Regional supply chains are shorter and cleaner, with lower transport risk, lower compliance costs, and faster delivery. Shared values, legal traditions, and business relationships reduce friction. US-aligned institutions in the Americas, while under strain, still provide a stronger foundation for long‑term industrial cooperation than deals struck with authoritarian counterparts. The policy context is favorable. US energy and defense rules increasingly reward trusted mineral sourcing. Allies are putting real fiscal weight behind processing and midstream capacity. Capital is looking for bankable projects that can scale.
This is larger than the periodic scramble for the next commodity. As senior US government officials have argued, an aligned industrial base with US allies in the Western Hemisphere is the only path to a more peaceful and prosperous future. The point is not simply to get cheap minerals, it is to build a trusted, integrated industrial base that strengthens supply lines while supporting allied security and competitiveness.
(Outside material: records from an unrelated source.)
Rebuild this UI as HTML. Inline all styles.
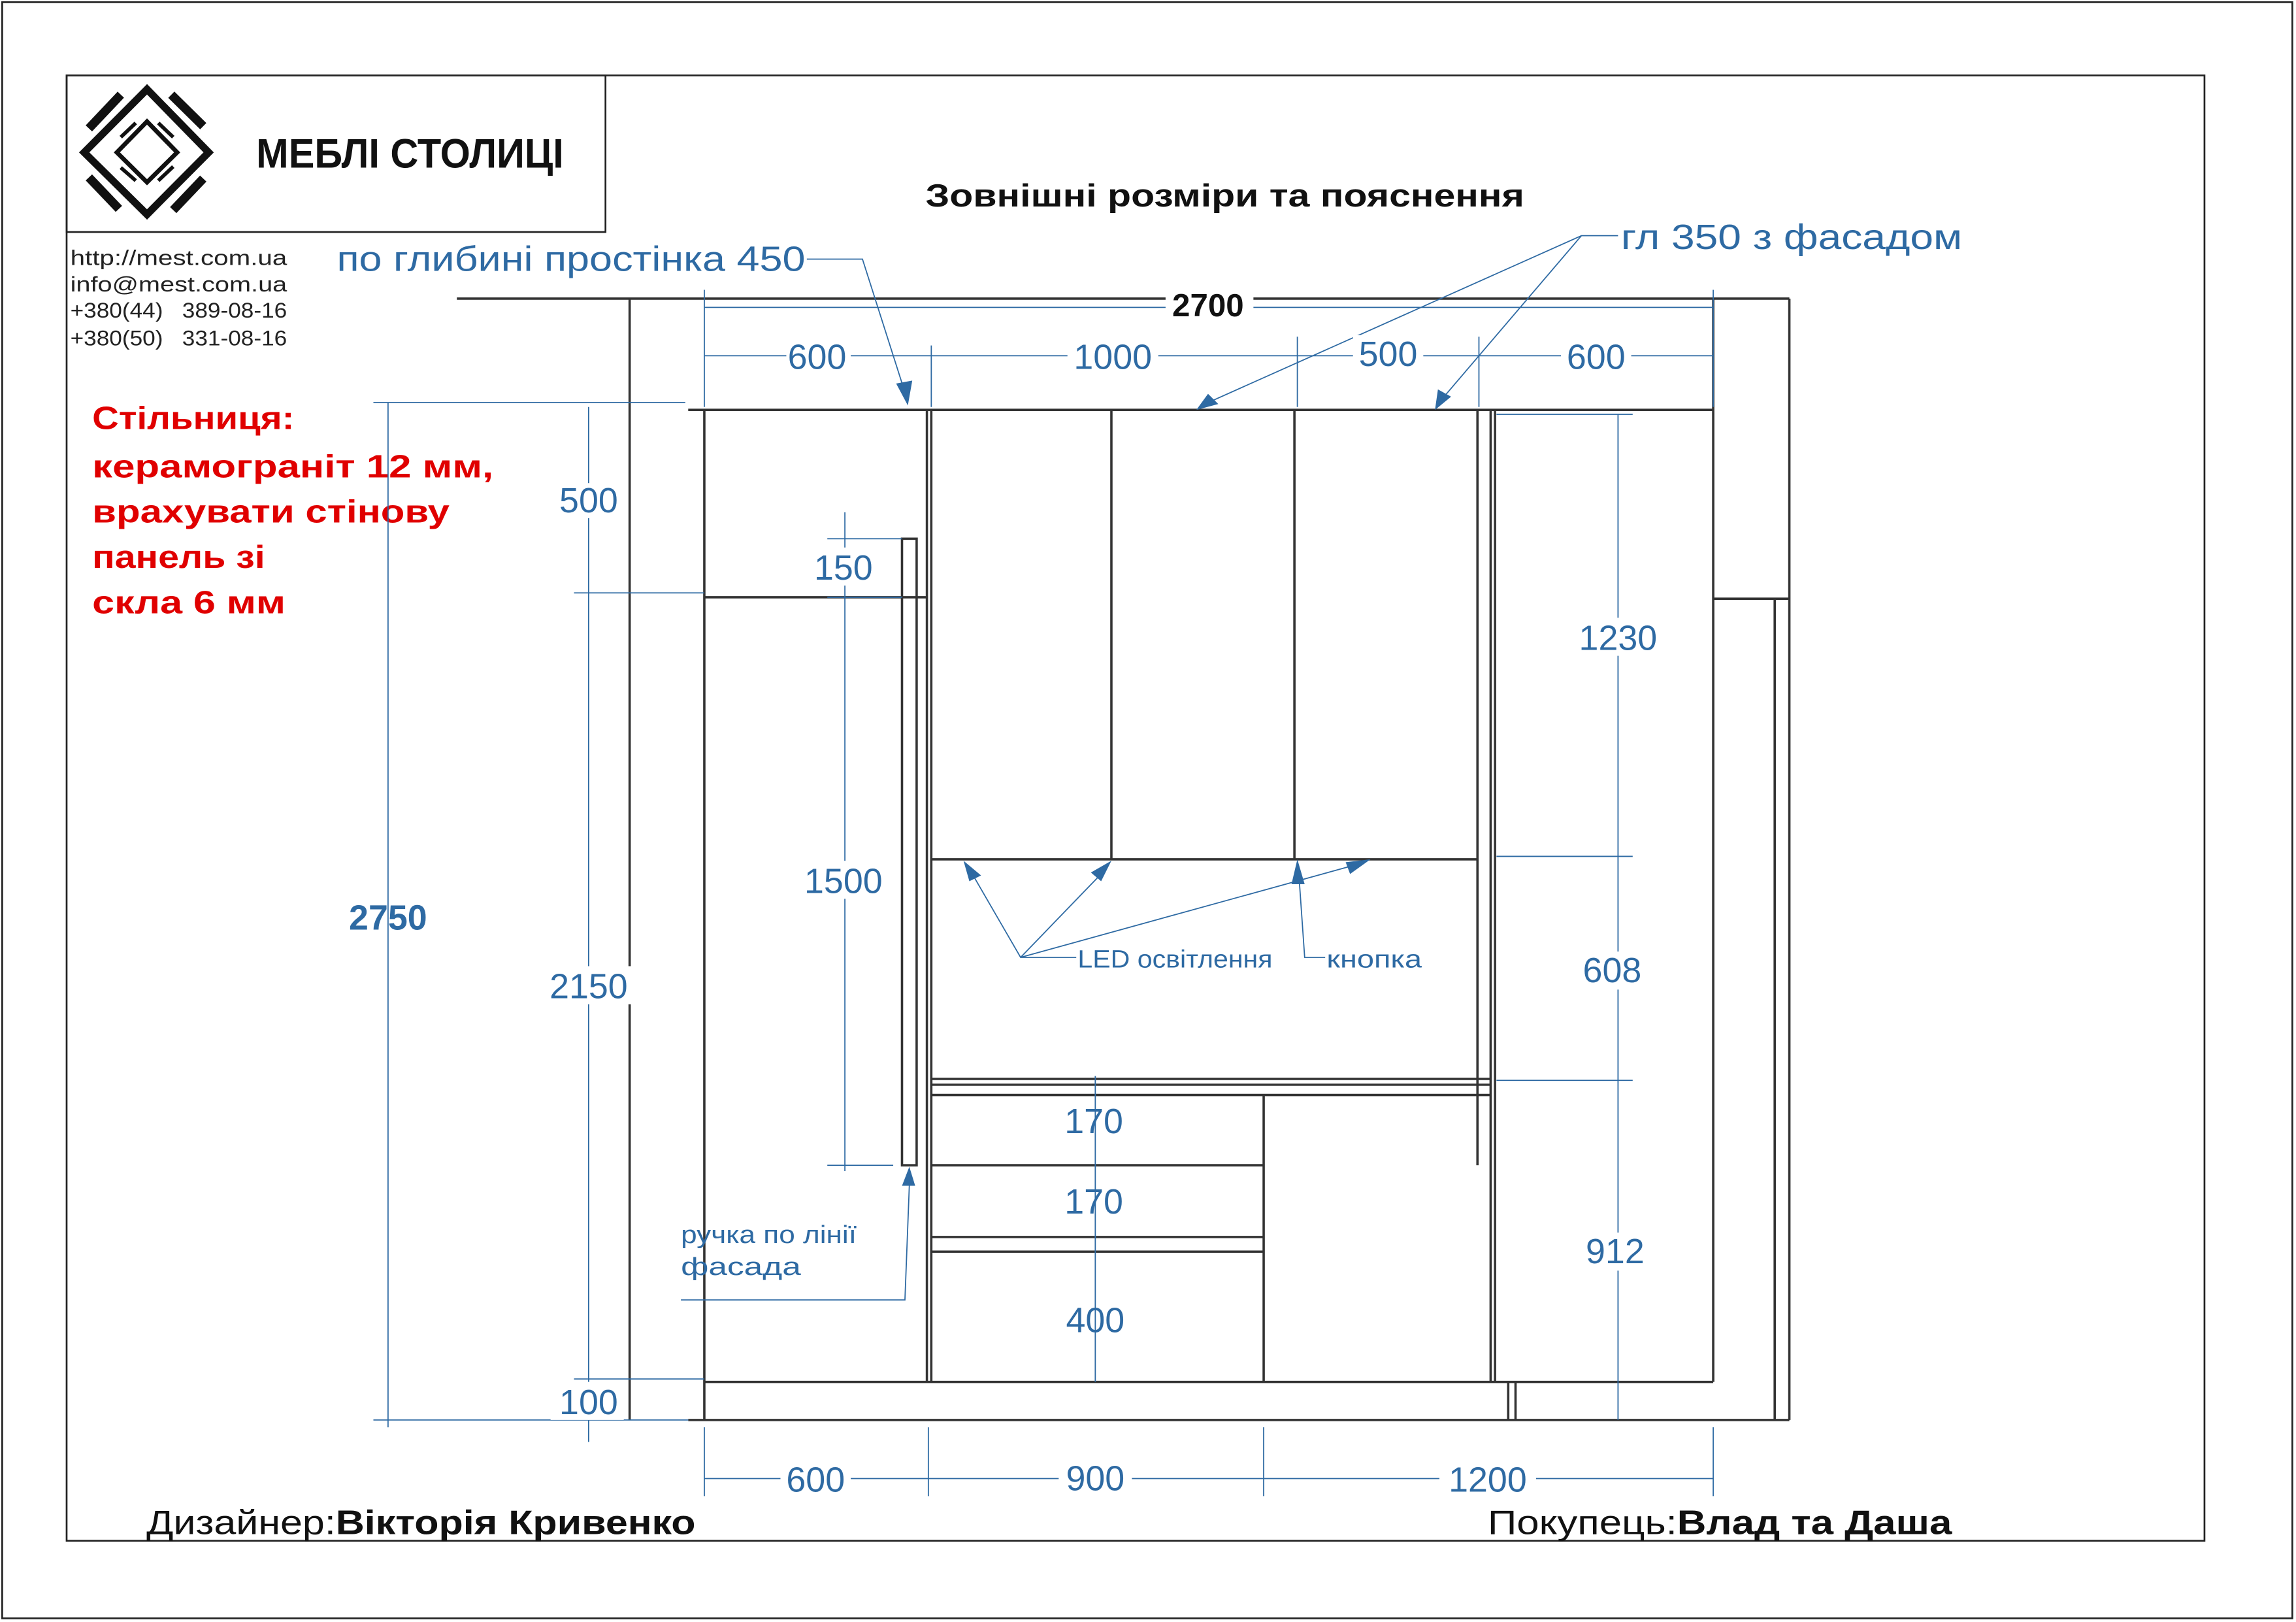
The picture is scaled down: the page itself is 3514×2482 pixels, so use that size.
<!DOCTYPE html>
<html><head><meta charset="utf-8"><style>
html,body{margin:0;padding:0;background:#fff;}
svg{display:block;}
text{font-family:"Liberation Sans","DejaVu Sans",sans-serif;}
.b{fill:#2e6aa3;}
</style></head><body>
<svg width="3514" height="2482" viewBox="0 0 1568 1108" preserveAspectRatio="none" xmlns="http://www.w3.org/2000/svg">
<rect x="0" y="0" width="1568" height="1108" fill="#fff"/>
<rect x="1.5" y="1.5" width="1564" height="1104" fill="none" stroke="#222" stroke-width="1.2"/>
<rect x="45.5" y="51.5" width="1460" height="1001" fill="none" stroke="#222" stroke-width="1.2"/>
<rect x="45.5" y="51.5" width="368" height="107" fill="none" stroke="#222" stroke-width="1.2"/>
<!-- logo -->
<g stroke="#111" fill="none" stroke-linecap="butt">
<polygon points="100.4,61 57.5,104.1 100.4,146.5 142.5,104.1" stroke-width="5"/>
<polygon points="100.4,83 79.8,104.1 100.4,124.5 121,104.1" stroke-width="3"/>
<line x1="60.7" y1="87.7" x2="82.5" y2="64.7" stroke-width="6"/>
<line x1="117" y1="64.7" x2="138.8" y2="86.2" stroke-width="6"/>
<line x1="60.7" y1="121.2" x2="81.2" y2="142.7" stroke-width="6"/>
<line x1="118.3" y1="143.5" x2="138.8" y2="122" stroke-width="6"/>
<line x1="82.5" y1="93.7" x2="92.7" y2="84" stroke-width="2.5"/>
<line x1="108.1" y1="84" x2="118.3" y2="93.7" stroke-width="2.5"/>
<line x1="82.5" y1="114.5" x2="92.7" y2="123.4" stroke-width="2.5"/>
<line x1="108.1" y1="123.4" x2="118.3" y2="113.8" stroke-width="2.5"/>
</g>
<text x="175" y="114.5" font-size="28" font-weight="bold" fill="#111" textLength="210" lengthAdjust="spacingAndGlyphs">МЕБЛІ СТОЛИЦІ</text>
<g font-size="14.5" fill="#222">
<text x="48" y="181" textLength="148" lengthAdjust="spacingAndGlyphs">http://mest.com.ua</text>
<text x="48" y="199" textLength="148" lengthAdjust="spacingAndGlyphs">info@mest.com.ua</text>
<text x="48" y="217" textLength="148" lengthAdjust="spacingAndGlyphs">+380(44)&#160;&#160;&#160;389-08-16</text>
<text x="48" y="236" textLength="148" lengthAdjust="spacingAndGlyphs">+380(50)&#160;&#160;&#160;331-08-16</text>
</g>
<text x="632" y="141" font-size="22" font-weight="bold" fill="#111" textLength="409" lengthAdjust="spacingAndGlyphs">Зовнішні розміри та пояснення</text>
<g font-size="22" font-weight="bold" fill="#e00000">
<text x="63" y="293" textLength="138" lengthAdjust="spacingAndGlyphs">Стільниця:</text>
<text x="63" y="326" textLength="274" lengthAdjust="spacingAndGlyphs">керамограніт 12 мм,</text>
<text x="63" y="357" textLength="244" lengthAdjust="spacingAndGlyphs">врахувати стінову</text>
<text x="63" y="388" textLength="118" lengthAdjust="spacingAndGlyphs">панель зі</text>
<text x="63" y="419" textLength="132" lengthAdjust="spacingAndGlyphs">скла 6 мм</text>
</g>
<!-- walls & furniture -->
<g fill="none" stroke="#333" stroke-width="1.6">
<line x1="312" y1="204" x2="1222" y2="204"/>
<line x1="430" y1="204" x2="430" y2="970"/>
<line x1="1222" y1="204" x2="1222" y2="970"/>
<line x1="1170" y1="204" x2="1170" y2="944"/>
<line x1="1170" y1="409" x2="1222" y2="409"/>
<line x1="1212" y1="409" x2="1212" y2="970"/>
<line x1="470" y1="280" x2="1170" y2="280"/>
<line x1="470" y1="970" x2="1222" y2="970"/>
<line x1="481" y1="280" x2="481" y2="970"/>
<line x1="481" y1="944" x2="1170" y2="944"/>
<line x1="1030" y1="944" x2="1030" y2="970"/><line x1="1035" y1="944" x2="1035" y2="970"/>
<line x1="633" y1="280" x2="633" y2="944"/><line x1="636" y1="280" x2="636" y2="944"/>
<line x1="481" y1="408" x2="633" y2="408"/>
<rect x="616" y="368" width="10" height="428"/>
<line x1="759" y1="280" x2="759" y2="587"/>
<line x1="884" y1="280" x2="884" y2="587"/>
<line x1="636" y1="587" x2="1009" y2="587"/>
<line x1="1009" y1="280" x2="1009" y2="796"/>
<line x1="1018" y1="280" x2="1018" y2="944"/>
<line x1="1021" y1="280" x2="1021" y2="944"/>
<line x1="636" y1="737" x2="1018" y2="737"/>
<line x1="636" y1="741" x2="1018" y2="741"/>
<line x1="636" y1="748" x2="1018" y2="748"/>
<line x1="863" y1="748" x2="863" y2="944"/>
<line x1="636" y1="796" x2="863" y2="796"/>
<line x1="636" y1="845" x2="863" y2="845"/>
<line x1="636" y1="855" x2="863" y2="855"/>
</g>
<g fill="none" stroke="#2e6aa3" stroke-width="0.8">
<line x1="481" y1="210" x2="1170" y2="210"/>
<line x1="481" y1="243" x2="1170" y2="243"/>
<line x1="481" y1="198" x2="481" y2="278"/><line x1="636" y1="236" x2="636" y2="278"/>
<line x1="886" y1="230" x2="886" y2="278"/><line x1="1010" y1="230" x2="1010" y2="278"/>
<line x1="1170" y1="198" x2="1170" y2="278"/>
<line x1="481" y1="1010" x2="1170" y2="1010"/>
<line x1="481" y1="975" x2="481" y2="1022"/><line x1="634" y1="975" x2="634" y2="1022"/>
<line x1="863" y1="975" x2="863" y2="1022"/><line x1="1170" y1="975" x2="1170" y2="1022"/>
<line x1="265" y1="275" x2="265" y2="975"/>
<line x1="255" y1="275" x2="468" y2="275"/><line x1="255" y1="970" x2="470" y2="970"/>
<line x1="402" y1="278" x2="402" y2="985"/>
<line x1="392" y1="405" x2="481" y2="405"/><line x1="392" y1="942" x2="481" y2="942"/>
<line x1="577" y1="350" x2="577" y2="800"/>
<line x1="565" y1="368" x2="616" y2="368"/><line x1="565" y1="408" x2="616" y2="408"/><line x1="565" y1="796" x2="610" y2="796"/>
<line x1="1105" y1="283" x2="1105" y2="970"/>
<line x1="1022" y1="283" x2="1115" y2="283"/>
<line x1="1022" y1="585" x2="1115" y2="585"/><line x1="1022" y1="738" x2="1115" y2="738"/>
<line x1="748" y1="735" x2="748" y2="944"/>
<polyline points="551,177 589,177 618,268"/>
<polyline points="1105,161 1080,161 825,275"/>
<line x1="1080" y1="161" x2="987" y2="270"/>
<polyline points="735,654 697,654 664,597"/>
<line x1="697" y1="654" x2="752" y2="597"/>
<line x1="697" y1="654" x2="925" y2="591"/>
<polyline points="905,654 891,654 887,597"/>
<polyline points="465,888 618,888 621,810"/>
</g>
<g fill="#2e6aa3">
<polygon points="620,277 612,262 623,260"/>
<polygon points="817,280 825,269 832,276"/>
<polygon points="980,280 982,266 991,271"/>
<polygon points="658,588 670,598 662,602"/>
<polygon points="759,588 752,602 745,596"/>
<polygon points="936,587 922,597 919,589"/>
<polygon points="886,587 891,604 882,604"/>
<polygon points="621,797 625,810 616,810"/>
</g>
<g font-size="24" class="b" text-anchor="middle">
<g fill="#fff"><rect x="537" y="231" width="44" height="24"/><rect x="729" y="231" width="62" height="24"/><rect x="924" y="229" width="48" height="24"/><rect x="1066" y="231" width="48" height="24"/>
<rect x="533" y="998" width="48" height="24"/><rect x="723" y="998" width="50" height="24"/><rect x="983" y="998" width="66" height="24"/>
<rect x="378" y="330" width="48" height="24"/><rect x="372" y="660" width="62" height="26"/><rect x="376" y="944" width="50" height="26"/>
<rect x="553" y="374" width="46" height="26"/><rect x="545" y="588" width="62" height="26"/>
<rect x="1074" y="422" width="62" height="26"/><rect x="1078" y="650" width="48" height="26"/><rect x="1080" y="842" width="48" height="26"/>
<rect x="796" y="196" width="60" height="24"/></g>
<text x="558" y="252" class="b">600</text>
<text x="760" y="252" class="b">1000</text>
<text x="948" y="250" class="b">500</text>
<text x="1090" y="252" class="b">600</text>
<text x="557" y="1019" class="b">600</text>
<text x="748" y="1018" class="b">900</text>
<text x="1016" y="1019" class="b">1200</text>
<text x="402" y="350" class="b">500</text>
<text x="402" y="682" class="b">2150</text>
<text x="402" y="966" class="b">100</text>
<text x="576" y="396" class="b">150</text>
<text x="576" y="610" class="b">1500</text>
<text x="1105" y="444" class="b">1230</text>
<text x="1101" y="671" class="b">608</text>
<text x="1103" y="863" class="b">912</text>
<text x="747" y="774" class="b">170</text>
<text x="747" y="829" class="b">170</text>
<text x="748" y="910" class="b">400</text>
<text x="265" y="635" font-weight="bold" class="b">2750</text>
<text x="825" y="216" font-size="22" font-weight="bold" fill="#111">2700</text>
</g>
<g class="b">
<text x="230" y="185" font-size="24" textLength="320" lengthAdjust="spacingAndGlyphs">по глибині простінка 450</text>
<text x="1107" y="170" font-size="24" textLength="233" lengthAdjust="spacingAndGlyphs">гл 350 з фасадом</text>
<text x="736" y="661" font-size="17" textLength="133" lengthAdjust="spacingAndGlyphs">LED освітлення</text>
<text x="906" y="661" font-size="17" textLength="65" lengthAdjust="spacingAndGlyphs">кнопка</text>
<text x="465" y="849" font-size="17" textLength="120" lengthAdjust="spacingAndGlyphs">ручка по лінії</text>
<text x="465" y="871" font-size="17" textLength="82" lengthAdjust="spacingAndGlyphs">фасада</text>
</g>
<text x="100" y="1048" font-size="23" fill="#111" textLength="375" lengthAdjust="spacingAndGlyphs">Дизайнер:<tspan font-weight="bold">Вікторія Кривенко</tspan></text>
<text x="1016" y="1048" font-size="23" fill="#111" textLength="317" lengthAdjust="spacingAndGlyphs">Покупець:<tspan font-weight="bold">Влад та Даша</tspan></text>
</svg>
</body></html>
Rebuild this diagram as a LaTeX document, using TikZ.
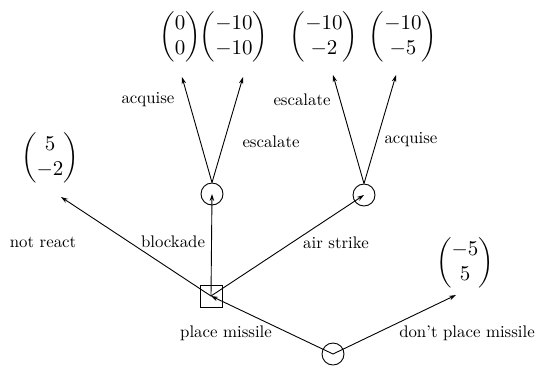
\documentclass[tikz,border=0pt]{standalone}
\usepackage{amsmath}
\usetikzlibrary{arrows.meta}
\begin{document}
\begin{tikzpicture}[x=1pt,y=-1pt,
  edge/.style={line width=0.9pt,-{Stealth[length=7pt,width=4.5pt]}},
  chance/.style={circle,draw,line width=0.9pt,minimum size=22pt,inner sep=0pt},
  dec/.style={rectangle,draw,line width=0.9pt,minimum size=22pt,inner sep=0pt},
  lbl/.style={scale=1.68,inner sep=0pt},
  pay/.style={scale=2.1,inner sep=0pt}]
\useasboundingbox (0,0) rectangle (537,368);
% decision nodes
\node[chance] (root) at (333,354) {};
\node[dec] (sq) at (211,296) {};
\node[chance] (c1) at (212,194) {};
\node[chance] (c2) at (364,195) {};
% payoffs
\node[pay] (m1) at (180,37) {$\begin{pmatrix}0\\0\end{pmatrix}$};
\node[pay] (m2) at (234,37) {$\begin{pmatrix}-10\\-10\end{pmatrix}$};
\node[pay] (m3) at (324,37) {$\begin{pmatrix}-10\\-2\end{pmatrix}$};
\node[pay] (m4) at (403,37) {$\begin{pmatrix}-10\\-5\end{pmatrix}$};
\node[pay] (m5) at (50,158) {$\begin{pmatrix}5\\-2\end{pmatrix}$};
\node[pay] (m6) at (465,263) {$\begin{pmatrix}-5\\5\end{pmatrix}$};
% arrow tips
\coordinate (t1) at (182,77);
\coordinate (t2) at (243,77);
\coordinate (t3) at (333,75);
\coordinate (t4) at (396,75);
\coordinate (t5) at (61,197);
\coordinate (t6) at (456,295);
% edges
\draw[edge] (root.center) -- (sq.center);
\draw[edge] (root.center) -- (t6);
\draw[edge] (sq.center) -- (t5);
\draw[edge] (sq.center) -- (c1.center);
\draw[edge] (sq.center) -- (c2.center);
\draw[edge] (c1.north) -- (t1);
\draw[edge] (c1.north) -- (t2);
\draw[edge] (c2.north) -- (t3);
\draw[edge] (c2.north) -- (t4);
% labels
\node[lbl] (l1) at (148,100) {acquise};
\node[lbl] (l2) at (271,142) {escalate};
\node[lbl] (l3) at (302,100) {escalate};
\node[lbl] (l4) at (411,140) {acquise};
\node[lbl] (l5) at (43,242) {not react};
\node[lbl] (l6) at (173,242) {blockade};
\node[lbl] (l7) at (336,243) {air strike};
\node[lbl] (l8) at (226,333) {place missile};
\node[lbl] (l9) at (467,333) {don't place missile};
\end{tikzpicture}
\end{document}
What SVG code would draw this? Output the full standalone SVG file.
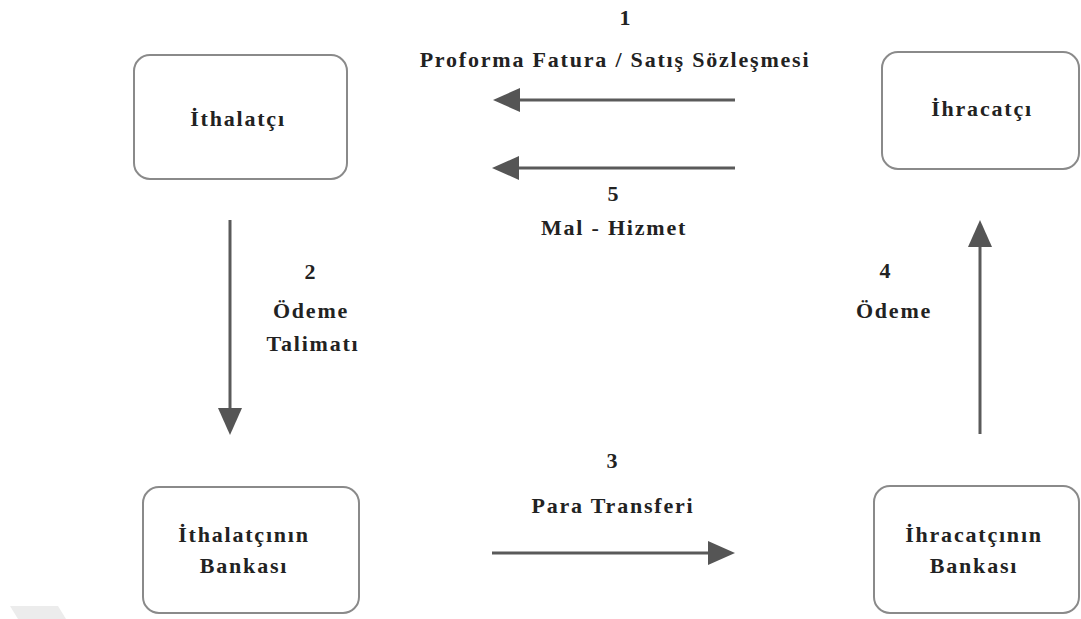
<svg xmlns="http://www.w3.org/2000/svg" width="1081" height="619" viewBox="0 0 1081 619">
<style>
.box{fill:#fff;stroke:#8a8a8a;stroke-width:2}
.t{font-family:"Liberation Serif","DejaVu Serif",serif;font-weight:bold;font-size:22px;fill:#222;text-anchor:middle;letter-spacing:1.8px}
.c{stroke:#5a5a5a;stroke-width:3;fill:none}
</style>
<rect width="1081" height="619" fill="#fff"/>
<polygon points="10,606 58,606 66,619 18,619" fill="#ececec"/>
<g id="ithalatci"><rect class="box" x="134" y="55" width="213" height="124" rx="16"/><text class="t" x="238" y="126">İthalatçı</text></g>
<g id="ihracatci"><rect class="box" x="882" y="52" width="197" height="117" rx="16"/><text class="t" x="982" y="116">İhracatçı</text></g>
<g id="ithalatcinin-bankasi"><rect class="box" x="143" y="487" width="216" height="126" rx="16"/><text class="t" x="244" y="542">İthalatçının</text><text class="t" x="244" y="573">Bankası</text></g>
<g id="ihracatcinin-bankasi"><rect class="box" x="874" y="486" width="205" height="127" rx="16"/><text class="t" x="974" y="542">İhracatçının</text><text class="t" x="974" y="573">Bankası</text></g>
<g id="connectors">
<path class="c" d="M735,100 H520"/><path d="M520,88 L493,100 L520,112 Z" fill="#555"/>
<path class="c" d="M735,168 H519"/><path d="M519,156 L492,168 L519,180 Z" fill="#555"/>
<path class="c" d="M230,220 V408"/><path d="M218,408 L230,435 L242,408 Z" fill="#555"/>
<path class="c" d="M492,553 H708"/><path d="M708,541 L735,553 L708,565 Z" fill="#555"/>
<path class="c" d="M980,434 V247"/><path d="M968,247 L980,220 L992,247 Z" fill="#555"/>
</g>
<g id="labels">
<text class="t" x="626" y="25">1</text>
<text class="t" x="615" y="67">Proforma Fatura / Satış Sözleşmesi</text>
<text class="t" x="614" y="201">5</text>
<text class="t" x="614" y="235">Mal - Hizmet</text>
<text class="t" x="311" y="279">2</text>
<text class="t" x="311" y="318">Ödeme</text>
<text class="t" x="313" y="351">Talimatı</text>
<text class="t" x="613" y="468">3</text>
<text class="t" x="613" y="513">Para Transferi</text>
<text class="t" x="886" y="278">4</text>
<text class="t" x="894" y="318">Ödeme</text>
</g>
</svg>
By leading, the United States can secure its supply chains, bolster its industrial base, and foster sustainable growth and employment across the hemisphere. The resources are here, the partners are here, and the need is undeniable. What is missing is the decision to organize at scale and to stick with it over time. A network of special economic zones, anchored in mutual benefit and designed to endure, can supply that missing piece. It is time to get on with the work, alongside serious partners, with serious investment, and with the seriousness the moment demands.